The arrival of the World Cup is far from the first of those dreams, nor is it even vaguely close to being the grandest. In the late 19th century a local politician named Antonio Jose Fernandes Junior suggested that the town made rich by the rubber trade could build an opera house to rival those in Paris and Milan, and on New Year's Eve in 1896 the Teatro Amazonas was opened, one of the grandest and most beautiful theatres in the world - in one of the least likely locations.
This is a city that takes the bizarre and surreal in its stride, not even pausing to consider the intrinsic oddness of its unique location and history. So when England kick off their World Cup against Italy in the middle of the night, it will be business as usual.
England feared being one of the few sides to play in Manaus, and with good reason: the humidity is oppressive, 24 hours a day, and there are sure to be plenty of surprises in store in the hotels, restaurants and training pitches for Roy Hodgson and his squad of pampered millionaires. On top of that is its sheer isolation: it's rather like a football tournament being hosted in Spain, but with England told to go to the Shetlands to play their opening group stage match. They simply won't feel part of the tournament until the second match in Sao Paulo.

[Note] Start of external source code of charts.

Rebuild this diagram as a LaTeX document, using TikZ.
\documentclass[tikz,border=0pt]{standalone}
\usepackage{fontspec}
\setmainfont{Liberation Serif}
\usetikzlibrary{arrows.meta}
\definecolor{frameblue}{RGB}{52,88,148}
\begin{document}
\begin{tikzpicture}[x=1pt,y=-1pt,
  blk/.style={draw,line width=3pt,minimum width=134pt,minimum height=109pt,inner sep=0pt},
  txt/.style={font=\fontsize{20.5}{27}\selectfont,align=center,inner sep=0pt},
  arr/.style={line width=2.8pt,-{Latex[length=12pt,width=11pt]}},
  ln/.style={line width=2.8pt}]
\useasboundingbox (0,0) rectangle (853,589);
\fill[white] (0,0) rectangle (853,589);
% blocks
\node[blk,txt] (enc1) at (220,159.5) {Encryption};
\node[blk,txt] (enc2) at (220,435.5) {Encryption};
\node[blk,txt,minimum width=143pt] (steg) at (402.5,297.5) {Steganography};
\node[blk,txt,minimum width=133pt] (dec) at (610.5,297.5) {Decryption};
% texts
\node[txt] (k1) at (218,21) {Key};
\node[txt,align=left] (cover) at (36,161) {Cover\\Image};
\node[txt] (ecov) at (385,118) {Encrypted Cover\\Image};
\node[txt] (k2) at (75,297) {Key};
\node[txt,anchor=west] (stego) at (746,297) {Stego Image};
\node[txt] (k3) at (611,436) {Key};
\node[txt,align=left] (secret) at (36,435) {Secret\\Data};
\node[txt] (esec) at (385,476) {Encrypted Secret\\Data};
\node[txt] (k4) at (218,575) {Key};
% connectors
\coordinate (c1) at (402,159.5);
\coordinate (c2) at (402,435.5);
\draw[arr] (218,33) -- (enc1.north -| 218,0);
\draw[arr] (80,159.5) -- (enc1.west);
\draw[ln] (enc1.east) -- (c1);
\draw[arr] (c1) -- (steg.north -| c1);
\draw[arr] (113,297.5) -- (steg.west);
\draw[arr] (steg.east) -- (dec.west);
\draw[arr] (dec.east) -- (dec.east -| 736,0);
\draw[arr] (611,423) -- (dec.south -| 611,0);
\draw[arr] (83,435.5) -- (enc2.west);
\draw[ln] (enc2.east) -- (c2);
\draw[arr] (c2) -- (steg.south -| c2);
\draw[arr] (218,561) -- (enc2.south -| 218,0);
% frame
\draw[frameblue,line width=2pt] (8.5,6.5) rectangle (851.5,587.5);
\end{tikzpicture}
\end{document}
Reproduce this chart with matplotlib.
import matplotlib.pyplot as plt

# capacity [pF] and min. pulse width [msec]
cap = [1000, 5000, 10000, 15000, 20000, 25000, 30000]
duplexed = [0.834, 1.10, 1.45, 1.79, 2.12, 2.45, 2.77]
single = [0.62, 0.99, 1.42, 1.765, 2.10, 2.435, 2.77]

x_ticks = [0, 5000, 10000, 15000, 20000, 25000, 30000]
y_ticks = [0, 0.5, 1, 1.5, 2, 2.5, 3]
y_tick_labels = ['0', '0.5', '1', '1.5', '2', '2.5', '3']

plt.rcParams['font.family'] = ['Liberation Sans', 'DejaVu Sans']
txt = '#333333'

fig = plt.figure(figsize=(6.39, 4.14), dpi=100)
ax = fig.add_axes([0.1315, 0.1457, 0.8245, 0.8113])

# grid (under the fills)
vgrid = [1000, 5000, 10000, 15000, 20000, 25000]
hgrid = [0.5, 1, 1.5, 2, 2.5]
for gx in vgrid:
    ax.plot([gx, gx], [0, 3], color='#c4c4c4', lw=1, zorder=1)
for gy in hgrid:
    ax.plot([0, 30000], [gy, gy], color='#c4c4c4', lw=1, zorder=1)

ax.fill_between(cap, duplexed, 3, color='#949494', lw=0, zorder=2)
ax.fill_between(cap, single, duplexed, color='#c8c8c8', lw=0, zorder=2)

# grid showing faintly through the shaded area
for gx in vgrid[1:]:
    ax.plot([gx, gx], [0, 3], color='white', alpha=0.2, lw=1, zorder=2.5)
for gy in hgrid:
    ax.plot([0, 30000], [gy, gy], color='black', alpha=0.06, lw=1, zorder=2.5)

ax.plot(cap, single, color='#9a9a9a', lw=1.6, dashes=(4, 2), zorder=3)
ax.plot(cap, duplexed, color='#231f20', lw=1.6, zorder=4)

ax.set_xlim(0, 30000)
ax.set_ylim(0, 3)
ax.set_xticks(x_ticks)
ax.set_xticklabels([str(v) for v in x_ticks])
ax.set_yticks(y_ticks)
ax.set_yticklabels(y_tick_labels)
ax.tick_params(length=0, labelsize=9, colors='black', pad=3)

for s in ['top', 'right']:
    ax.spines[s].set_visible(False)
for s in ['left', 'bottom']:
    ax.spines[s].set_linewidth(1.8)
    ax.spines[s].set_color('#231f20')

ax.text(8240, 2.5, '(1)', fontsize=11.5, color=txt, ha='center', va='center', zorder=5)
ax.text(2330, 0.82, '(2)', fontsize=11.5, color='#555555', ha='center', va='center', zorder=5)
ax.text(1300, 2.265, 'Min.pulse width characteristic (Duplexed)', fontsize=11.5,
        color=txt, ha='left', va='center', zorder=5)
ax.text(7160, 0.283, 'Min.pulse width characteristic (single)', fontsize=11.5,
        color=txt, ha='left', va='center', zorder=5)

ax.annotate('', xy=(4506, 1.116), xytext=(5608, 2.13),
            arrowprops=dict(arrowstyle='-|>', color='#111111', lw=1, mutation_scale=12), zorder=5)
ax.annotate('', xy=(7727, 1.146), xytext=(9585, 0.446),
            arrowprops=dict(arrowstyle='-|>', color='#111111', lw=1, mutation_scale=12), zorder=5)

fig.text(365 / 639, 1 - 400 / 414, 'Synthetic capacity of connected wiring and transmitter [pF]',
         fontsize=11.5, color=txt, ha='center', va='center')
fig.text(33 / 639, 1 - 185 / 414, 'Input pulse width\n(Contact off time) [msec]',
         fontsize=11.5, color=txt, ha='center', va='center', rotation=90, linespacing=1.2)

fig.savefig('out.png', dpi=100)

The good news for England is that their opponents for their opening World Cup match on June 14th next year will be equally baffled by their surroundings: Brazilians from the mega-cities of Rio and Sao Paulo feel completely lost in Manaus, so the Italian players will be just as unsettled as England's players. The fact that the game kicks off at 9pm local time - 10pm in the rest of Brazil, and a ludicrous 2am British time - will make the entire spectacle all the more surreal for all involved.
Yet in many ways, it could turn out to be the best possible way to enter the tournament, since coming to terms with the deceptively wide chasm that separates South American culture and life from that in Western Europe is essential for any side hoping to do well at a World Cup. Pretending that things are the same as they are at home might seem a decent idea for a World Cup in Germany, but it simply won't work in Brazil - so the best option is confronting and embracing the inevitable culture shock from the start. Being forced to do so by being parachuted into one of the globe's strangest cities seems as good a way as any to do that.
South America's greatest novelists - most famously Gabriel Garcia Marquez in 100 Years of Solitude - have often been described by European and North American critics as writing 'Magical Realism'. It's a label they reject: in a land where the existence of ghosts is taken for granted, and educated professionals still visit the shaman before they try the GP, it's simply normal life in South America.
And maybe there's a lesson in that for England. After a successful but underwhelming qualifying campaign, no serious commentator gives them any hope of progressing far in the tournament next year. But England's team will see life a little differently after their trip to the little-known heart of Brazil; things will seem normal that might before have seemed impossible. And if they manage to take that spirit with them, who knows what they might end up doing by the time their World Cup campaign comes to an end?